The witness, Sean Swider, acknowledged he once painted obscene graffiti on a police officer's home.
SPRINGFIELD - Michael F. Jacques burst into laughter after seeing the rubble of the Macedonia Church of God in Christ a few days after it was gutted by a gasoline-fed fire, a friend testified on Tuesday.
Riding along Tinkham Road on Nov. 7, 2008, Jacques and co-defendant Benjamin F. Haskell saw the wreckage of the church set off by huge spotlights, according to Sean Swider, of Springfield, a passenger in the car.
“They were laughing, kind of chuckling,” Swider, 26, testified during the second day of Jacques' civil rights arson trial in U.S. District Court.
“Mikey said it must have taken 15 gallons of gas,” Swider added.
Following guilty pleas from Haskell and Thomas A. Gleason, Jacques is the lone defendant in the racially charged arson case. Like his alleged accomplices, Jacques was living with his parents in Sixteen Acres near the church at the time of the crime.
Taking the stand as a prosecution witness, Swider recounted his dealings with Jacques after the church fire, and his recruitment by investigators to secretly record their conversations.
The fire - set several hours after Barack Obama’s election - destroyed the nearly completed new home of the Macedonia Church, a predominately black parish. Within hours, the crime attracted national attention, and a task force of city, state and federal investigators was convened to solve it.
But Swider, a chef at a Boston Road restaurant, said he knew nothing about the fire until Haskell and Jacques gave him a ride home from work three days later.
When he asked who did it, Haskell and Jacques said they didn’t know; but as Swider jumped out of the car a few minutes later, Haskell turned and said “we did it,” Swider testified.
The next day, Swider relayed the conversation to a friend, who called the police; by Sunday, investigators confronted Swider at his job, and pressured him into recording conversations with his two friends, he said.
Over the next few days, Haskell disclosed somewhat cryptically that the church arsonists used 15 gallons of gasoline purchased at a Pride gas station, and Jacques said he and Haskell poured five gallons of gasoline outside the church, Swider said.
During cross-examination, the witness acknowledged that Haskell and Jacques often exaggerated their exploits to seem tougher or cooler, and embraced a drinking-and-drugging lifestyle.
“You never knew when you could believe Ben Haskell?,” said defense lawyer Lori H. Levinson, of Great Barrington.
“Right,” Swider said.
Swider also owned up to his own misbehavior, conceding that he once painted obscene graffiti on the garage of a police officer. Referring to the graffiti, Levinson noted that Swider never felt the urge to turn himself in to police.
“No, they came and got me,” he said.
He also said his nickname - "Puffy" - was given by his boss at a previous restaurant, and arose from his once-frequent marijuana use.
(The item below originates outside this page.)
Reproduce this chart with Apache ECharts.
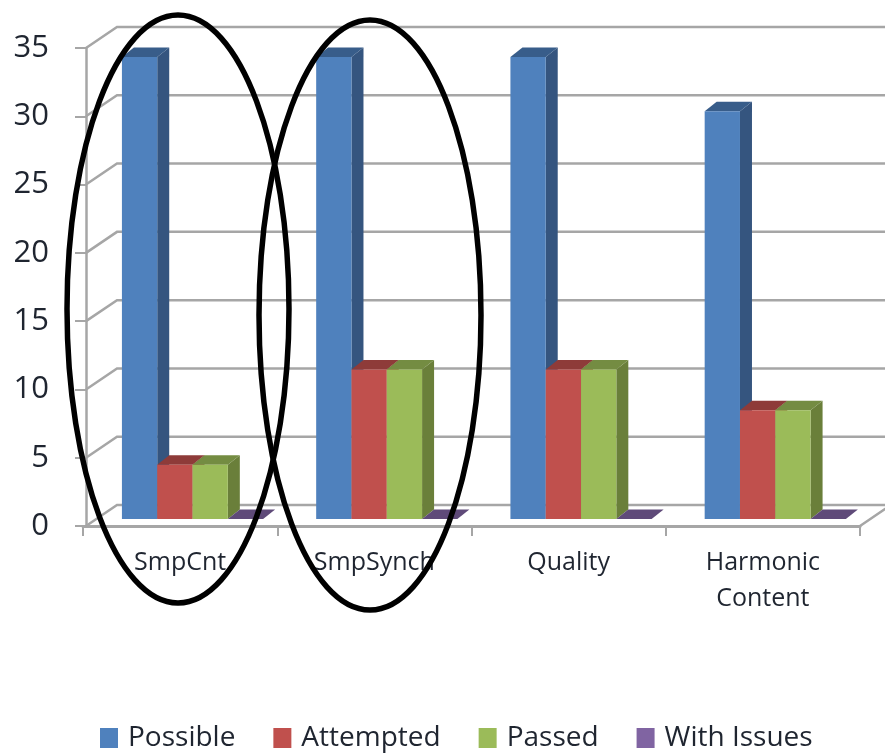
<!DOCTYPE html>
<html>
<head>
<meta charset="utf-8">
<style>
  html, body { margin: 0; background: #fff; }
  #chart { width: 885px; height: 755px; }
</style>
<script src="https://cdn.jsdelivr.net/npm/echarts@6/dist/echarts.min.js"></script>
</head>
<body>
<div id="chart"></div>
<script>
const categories = ['SmpCnt', 'SmpSynch', 'Quality', 'Harmonic\nContent']
const possible = [34, 34, 34, 30]
const attempted = [4, 11, 11, 8]
const passed = [4, 11, 11, 8]
const withIssues = [0, 0, 0, 0]
const yTicks = [0, 5, 10, 15, 20, 25, 30, 35]

const GRID_COLOR = '#a6a6a6'
const TEXT_COLOR = '#1f2530'
const FONT = '"Open Sans", sans-serif'

// fake 3D offsets, all in px
const WALL_DX = 31
const WALL_DY = -21
const BAR_DX = 12
const BAR_DY = -9.5
const BAR_W = 35.3
const BAR_LEFT = -58.2 // first bar relative to band centre
const BAR_BASE = -7 // bars stand a bit behind the front floor edge
const BAR_SCALE = 0.995

function renderWall (params, api) {
  const v = api.value(1)
  const cs = params.coordSys
  const y = api.coord([0, v])[1]
  const x0 = cs.x + 3
  const points = [[x0, y], [x0 + WALL_DX, y + WALL_DY], [cs.x + cs.width + WALL_DX, y + WALL_DY]]
  if (v === 0) points.push([cs.x + cs.width, y])
  return {
    type: 'polyline',
    shape: { points },
    style: { fill: null, stroke: GRID_COLOR, lineWidth: 2.5 }
  }
}

function bar3d (slot, front, side, top) {
  return function (params, api) {
    const p = api.coord([api.value(0), 0])
    const h = api.size([0, api.value(1)])[1] * BAR_SCALE
    const x = p[0] + BAR_LEFT + slot * BAR_W
    const base = p[1] + BAR_BASE
    const y = base - h
    const children = [
      {
        type: 'polygon',
        shape: { points: [[x + BAR_W, y], [x + BAR_W + BAR_DX, y + BAR_DY], [x + BAR_W + BAR_DX, base + BAR_DY], [x + BAR_W, base]] },
        style: { fill: side }
      },
      {
        type: 'polygon',
        shape: { points: [[x, y], [x + BAR_DX, y + BAR_DY], [x + BAR_W + BAR_DX, y + BAR_DY], [x + BAR_W, y]] },
        style: { fill: top }
      }
    ]
    if (h > 0) {
      children.push({ type: 'rect', shape: { x, y, width: BAR_W, height: h }, style: { fill: front } })
    }
    return { type: 'group', children }
  }
}

function barSeries (name, values, slot, front, side, top) {
  return {
    type: 'custom',
    name,
    itemStyle: { color: front },
    encode: { x: 0, y: 1 },
    data: values.map((v, i) => [i, v]),
    renderItem: bar3d(slot, front, side, top),
    z: 3
  }
}

const chart = echarts.init(document.getElementById('chart'))

chart.setOption({
  animation: false,
  backgroundColor: '#fff',
  grid: { left: 83, right: 25, top: 48, bottom: 229 },
  legend: {
    data: ['Possible', 'Attempted', 'Passed', 'With Issues'],
    left: 95,
    top: 719,
    icon: 'rect',
    itemWidth: 18,
    itemHeight: 20,
    itemGap: 38,
    textStyle: { color: TEXT_COLOR, fontFamily: FONT, fontSize: 28, padding: [0, 0, 0, 5] }
  },
  xAxis: {
    type: 'category',
    data: categories,
    axisLine: { lineStyle: { color: GRID_COLOR, width: 3 } },
    axisTick: { show: true, length: 10, lineStyle: { color: GRID_COLOR, width: 2 } },
    axisLabel: {
      interval: 0,
      margin: 19,
      color: TEXT_COLOR,
      fontFamily: FONT,
      fontSize: 25,
      lineHeight: 36
    }
  },
  yAxis: {
    type: 'value',
    min: 0,
    max: 35,
    interval: 5,
    offset: -3,
    axisLine: { show: true, lineStyle: { color: GRID_COLOR, width: 2.5 } },
    axisTick: { show: true, length: 11, lineStyle: { color: GRID_COLOR, width: 2 } },
    axisLabel: { margin: 37, color: TEXT_COLOR, fontFamily: FONT, fontSize: 31 },
    splitLine: { show: false }
  },
  series: [
    {
      type: 'custom',
      name: 'wall',
      encode: { y: 1 },
      data: yTicks.map(v => [0, v]),
      renderItem: renderWall,
      silent: true,
      z: 1
    },
    barSeries('Possible', possible, 0, '#4f81bd', '#35557f', '#385d8a'),
    barSeries('Attempted', attempted, 1, '#c0504d', '#8e3b39', '#8e3b39'),
    barSeries('Passed', passed, 2, '#9bbb59', '#6a7f3a', '#748c42'),
    barSeries('With Issues', withIssues, 3, '#8064a2', '#5f4a79', '#5f4a79')
  ],
  graphic: [
    { type: 'ellipse', z: 100, shape: { cx: 178, cy: 309, rx: 111, ry: 294 }, style: { fill: null, stroke: '#000', lineWidth: 5.5 } },
    { type: 'ellipse', z: 100, shape: { cx: 370, cy: 315, rx: 111, ry: 295 }, style: { fill: null, stroke: '#000', lineWidth: 5.5 } }
  ]
})
</script>
</body>
</html>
Also Tuesday, an investigator for the U.S. Bureau of Alcohol, Tobacco, Firearms and Explosives said evidence of gasoline was found near the back door of the building, leading to the conclusion that it was arson.
Special agent Dixon Robin said other potential causes, including electrical malfunctions, a natural gas leak and lightening, were ruled out during the probe.